Saying he had "perhaps less energy, but more wisdom", Sarkozy explained that he felt duty-bound to return not through personal ambition, but because of the "lack of hope, the anger and the absence of vision" that François Hollande's government had imposed on his compatriots.

Accusing Hollande of "a litany of lies" during the 2012 presidential campaign, which he said he had "lost … but by very little", he repeatedly said he was not there to attack Hollande – but then did.

"I'm not going to caricature him [Hollande], because there's already too much violence in our country. His actions speak for themselves. In two years, he has demolished what we did only because we did it," Sarkozy said. "I don't want to argue with Mr Hollande. He thinks bad things of me; I think nothing of him."

Sarkozy had said he would not speak about the 2017 presidential election; he is ostensibly returning to politics to challenge former colleagues for the post of president of the centre-right UMP opposition party. However, Sarkozy mentioned the UMP only once, confirming the general belief that, if elected to head the party, he will use the post as a springboard for the 2017 vote.

Asked about his rivals in the UMP leadership race, Alain Juppé and François Fillon, both former prime ministers, Sarkozy said he knew them both well and would "need" them in future, giving the impression the choice of UMP leader was already a fait accompli.

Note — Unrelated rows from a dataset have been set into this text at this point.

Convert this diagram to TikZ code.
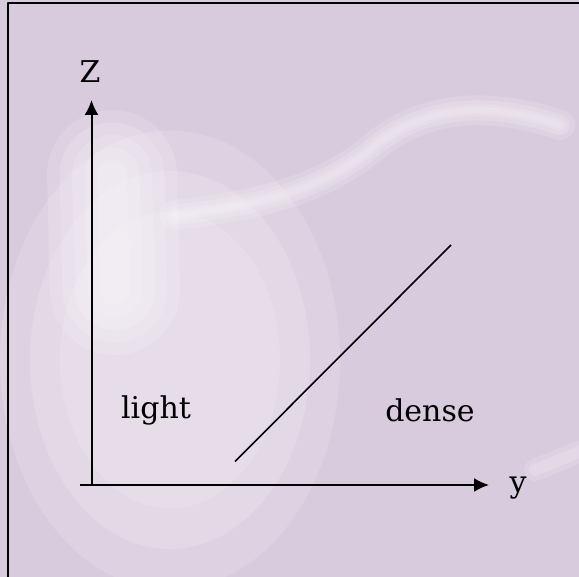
\documentclass[tikz,border=0pt]{standalone}
\usepackage{fontspec}
\setmainfont{DejaVu Serif}
\usepackage{tikz}
\usetikzlibrary{arrows.meta}
\definecolor{lavbg}{RGB}{217,203,222}

\begin{document}
\begin{tikzpicture}[x=1pt, y=-1pt, line cap=butt, line join=round,
  axis/.style={line width=2pt, -{Latex[length=15pt,width=14pt]}},
  lbl/.style={inner sep=0pt, font=\fontsize{30}{36}\selectfont},
  haze/.style={white, opacity=0.14, line cap=round, line join=round}]

  %% ════ 背景（底色 + 浅白纹理）════
  \fill[lavbg] (0,0) rectangle (579,577);
  % 左半边整体偏亮
  \foreach \r in {170,140,110}
    \fill[haze] (170,360) ellipse ({\r pt} and {\r pt*1.35});
  % 左侧亮区
  \foreach \w in {130,105,80,55,30}
    \draw[haze, line width=\w pt] (112,175) -- (115,290);
  % 白色弧形条纹
  \foreach \w in {30,20,12,6}
    \draw[haze, line width=\w pt]
        (175,215) .. controls (260,205) and (320,190) .. (370,150)
        .. controls (410,115) and (470,95) .. (560,125);
  \foreach \w in {22,12}
    \draw[haze, line width=\w pt] (535,470) -- (579,452);

  %% ════ 边框 ════
  \draw[line width=2pt] (8,590) -- (8,3.5) -- (590,3.5);

  %% ════ 坐标轴 ════
  \coordinate (o) at (91.5,485);
  \coordinate (left) at (80,485);
  \coordinate (ztip) at (91.5,100);
  \coordinate (ytip) at (489,485);
  \draw[line width=2pt] (left) -- (o);
  \draw[axis] (o) -- (ztip);
  \draw[axis] (o) -- (ytip);
  \node[lbl] (zlab) at (90,72) {Z};
  \node[lbl] (ylab) at (518,488) {y};

  %% ════ 分界线 ════
  \coordinate (dlow) at (235,461.5);
  \coordinate (dhigh) at (451,245);
  \draw[line width=1.6pt] (dlow) -- (dhigh);

  %% ════ 区域标签 ════
  \node[lbl] (light) at (156,410) {light};
  \node[lbl] (dense) at (430,410) {dense};

  \pgfresetboundingbox
  \path[use as bounding box] (0,0) rectangle (579,577);
\end{tikzpicture}
\end{document}
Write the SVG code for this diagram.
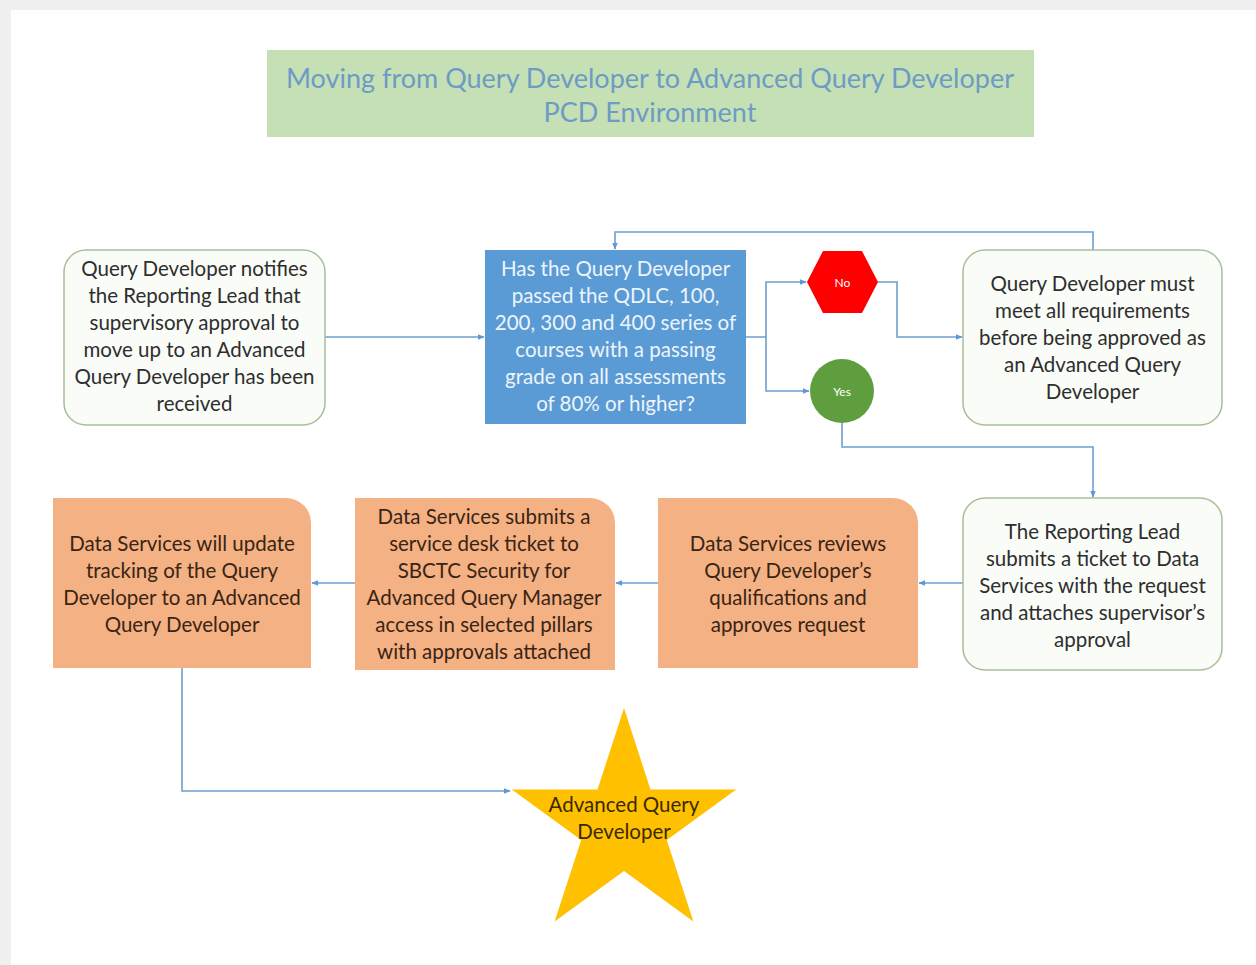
<svg xmlns="http://www.w3.org/2000/svg" width="1256" height="965" viewBox="0 0 1256 965">
<defs>
<marker id="arr" viewBox="0 0 10 10" refX="9" refY="5" markerWidth="7" markerHeight="7" orient="auto" markerUnits="userSpaceOnUse">
<path d="M0,1 L10,5 L0,9 Z" fill="#5b9bd5"/>
</marker>
<style>
.t{font-family:Lato,"Liberation Sans",sans-serif;font-size:20.5px;text-anchor:middle;dominant-baseline:central}
.dark{fill:#2e2e2e}
.brown{fill:#3a2414}
.white{fill:#eef4fb}
.wbox{fill:#fafcf8;stroke:#a8bf9a;stroke-width:1.5}
.obox{fill:#f4b183}
.con{fill:none;stroke:#6d9fd0;stroke-width:1.6}
.ttl{font-family:Lato,"Liberation Sans",sans-serif;font-size:27px;text-anchor:middle;dominant-baseline:central;fill:#6d9bc5}
</style>
</defs>
<rect x="0" y="0" width="1256" height="965" fill="#ffffff"/>
<rect x="0" y="0" width="1256" height="10" fill="#efefef"/>
<rect x="0" y="0" width="11" height="965" fill="#f0f0f0"/>

<g id="title">
<rect x="267" y="50" width="767" height="87" fill="#c5e0b4"/>
<text class="ttl" x="650" y="77">Moving from Query Developer to Advanced Query Developer</text>
<text class="ttl" x="650" y="111">PCD Environment</text>
</g>

<g id="connectors">
<path class="con" d="M325,337 H484" marker-end="url(#arr)"/>
<path class="con" d="M746,337 H766 V282 H806" marker-end="url(#arr)"/>
<path class="con" d="M766,337 V391 H809" marker-end="url(#arr)"/>
<path class="con" d="M878,282 H897 V337 H962" marker-end="url(#arr)"/>
<path class="con" d="M1093,250 V232 H615 V249" marker-end="url(#arr)"/>
<path class="con" d="M842,423 V447 H1093 V497" marker-end="url(#arr)"/>
<path class="con" d="M963,583 H919" marker-end="url(#arr)"/>
<path class="con" d="M658,583 H616" marker-end="url(#arr)"/>
<path class="con" d="M355,583 H312" marker-end="url(#arr)"/>
<path class="con" d="M182,668 V791 H510" marker-end="url(#arr)"/>
</g>

<g id="n1">
<rect class="wbox" x="64" y="250" width="261" height="175" rx="22"/>
<text class="t dark" x="194.5" y="268">Query Developer notifies</text>
<text class="t dark" x="194.5" y="295">the Reporting Lead that</text>
<text class="t dark" x="194.5" y="322">supervisory approval to</text>
<text class="t dark" x="194.5" y="349">move up to an Advanced</text>
<text class="t dark" x="194.5" y="376">Query Developer has been</text>
<text class="t dark" x="194.5" y="403">received</text>
</g>

<g id="n2">
<rect x="485" y="250" width="261" height="174" fill="#5b9bd5"/>
<text class="t white" x="615.5" y="268">Has the Query Developer</text>
<text class="t white" x="615.5" y="295">passed the QDLC, 100,</text>
<text class="t white" x="615.5" y="322">200, 300 and 400 series of</text>
<text class="t white" x="615.5" y="349">courses with a passing</text>
<text class="t white" x="615.5" y="376">grade on all assessments</text>
<text class="t white" x="615.5" y="403">of 80% or higher?</text>
</g>

<g id="no">
<polygon points="807,282 823,251 862,251 878,282 862,313 823,313" fill="#ff0000"/>
<text x="842.5" y="282" font-family="Lato,'Liberation Sans',sans-serif" font-size="12" text-anchor="middle" dominant-baseline="central" fill="#ffffff">No</text>
</g>

<g id="yes">
<circle cx="842" cy="391" r="32" fill="#5e9e3e"/>
<text x="842" y="391" font-family="Lato,'Liberation Sans',sans-serif" font-size="12" text-anchor="middle" dominant-baseline="central" fill="#ffffff">Yes</text>
</g>

<g id="n3">
<rect class="wbox" x="963" y="250" width="259" height="175" rx="22"/>
<text class="t dark" x="1092.5" y="283">Query Developer must</text>
<text class="t dark" x="1092.5" y="310">meet all requirements</text>
<text class="t dark" x="1092.5" y="337">before being approved as</text>
<text class="t dark" x="1092.5" y="364">an Advanced Query</text>
<text class="t dark" x="1092.5" y="391">Developer</text>
</g>

<g id="n4">
<rect class="wbox" x="963" y="498" width="259" height="172" rx="22"/>
<text class="t dark" x="1092.5" y="531">The Reporting Lead</text>
<text class="t dark" x="1092.5" y="558">submits a ticket to Data</text>
<text class="t dark" x="1092.5" y="585">Services with the request</text>
<text class="t dark" x="1092.5" y="612">and attaches supervisor’s</text>
<text class="t dark" x="1092.5" y="639">approval</text>
</g>

<g id="n5">
<path class="obox" d="M658,498 H893 A25,25 0 0 1 918,523 V668 H658 Z"/>
<text class="t brown" x="788" y="543">Data Services reviews</text>
<text class="t brown" x="788" y="570">Query Developer’s</text>
<text class="t brown" x="788" y="597">qualifications and</text>
<text class="t brown" x="788" y="624">approves request</text>
</g>

<g id="n6">
<path class="obox" d="M355,498 H590 A25,25 0 0 1 615,523 V670 H355 Z"/>
<text class="t brown" x="484" y="516">Data Services submits a</text>
<text class="t brown" x="484" y="543">service desk ticket to</text>
<text class="t brown" x="484" y="570">SBCTC Security for</text>
<text class="t brown" x="484" y="597">Advanced Query Manager</text>
<text class="t brown" x="484" y="624">access in selected pillars</text>
<text class="t brown" x="484" y="651">with approvals attached</text>
</g>

<g id="n7">
<path class="obox" d="M53,498 H286 A25,25 0 0 1 311,523 V668 H53 Z"/>
<text class="t brown" x="182" y="543">Data Services will update</text>
<text class="t brown" x="182" y="570">tracking of the Query</text>
<text class="t brown" x="182" y="597">Developer to an Advanced</text>
<text class="t brown" x="182" y="624">Query Developer</text>
</g>

<g id="star">
<polygon points="624,708 650.5,789.6 736.2,789.6 666.8,840 693.4,921.5 624,871 554.6,921.5 581.2,840 511.8,789.6 597.5,789.6" fill="#ffc000"/>
<text class="t" x="624" y="804" fill="#3a2a00" font-size="19.5">Advanced Query</text>
<text class="t" x="624" y="831" fill="#3a2a00" font-size="19.5">Developer</text>
</g>
</svg>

The man nicknamed "Super Sarko" for his frenetic, hyperactive personality became animated at the end of the interview when asked about the Socialist government's so-called "marriage for all" legislation that legalised same-sex unions and brought hundreds of thousands of mostly rightwing, traditional, Catholic protesters on to the streets of France. Sarkozy admitted that while he would not repeal the law, he "detested" the way it was introduced by Hollande's Socialist government, and accused the Socialists of "humiliating families and humiliating people who love the family".

A poll by CSA for the television chain BFMTV before the televised interview on Sunday evening found that six out of 10 French voters disapprove of his comeback.

In a newspaper interview after declaring his comeback on his Facebook page on Friday, Sarkozy told Le Journal du Dimanche (JDD): "It's a long march that's beginning."

He suggested he was a new man who had had time to "reflect" after his election defeat in 2012, but insisted he would say nothing of his plans to stand for president again in 2017. "I am without arrogance or a sense of revenge. I'm not announcing that I'm a candidate for the presidential elections. That's for later. The step today is to get my political family back to work."

Despite his protestations of apparent humility, Sarkozy, 59, said his announcement had eclipsed those of his UMP rivals. He told the JDD: "My audience on Facebook doubled that of Hollande's press conference, and in a single day I've gained more new friends than Juppé and Fillon put together," he said. "I've read that one third of people are interested in my return. That's still 20 million people. How many would Hollande, Juppé or Fillon get if the same question was asked of them?"

Sarkozy said he would "change the name of the party, put in place a new organisation, put in a new guard and attract party members and donors to balance the books".

The historian and writer Jean Garrigues, whose book Providential Men examines France's fascination with and quest for a great leader, told JDD Sarkozy's return had put the country into an "almost permanent presidential campaign". He warned this was destroying political parties that he said become "election machines" for candidates instead of generators of political ideas.

However, Garrigues admitted: "The French are very attached to this kind of republican monarchy. On the right we see the resurrection of the myth of the providential man, a kind of saviour who, in times of crisis, can resolve their problems. For some of those on the right who idolise Sarkozy, there is something sacred about him. This idea of the providential man, which goes back to Bonaparte, has always been rejected by the left."

The Socialist prime minister, Manuel Valls, said he had more important matters to deal with than the former president's return. "I'm responsible for the government of France, not the future of the UMP," he told journalists during an official visit on Saturday.

The centrist François Bayrou, whose support will be vital for the French right, said after Sarkozy's comeback announcement: "The questions is to know if men change. In general their basic nature does not change, but we will see. France needs a clear line and a strong will and she needs soothing. During the five years Nicolas Sarkozy was in power, the least we can say was that there was no strong line and soothing wasn't on the agenda."

Florian Philippot, vice president of the far-right Front National, said: "It's not even a return since we've the impression he never left … For me it's a non-event. It'll interest a tiny microcosm for a few days, but the majority of French are completely uninterested in this return."

An Ifop poll for the JDD claimed support for Hollande had dropped to just 13%, the lowest for any modern French president. At his lowest point, Sarkozy still had 28% popularity.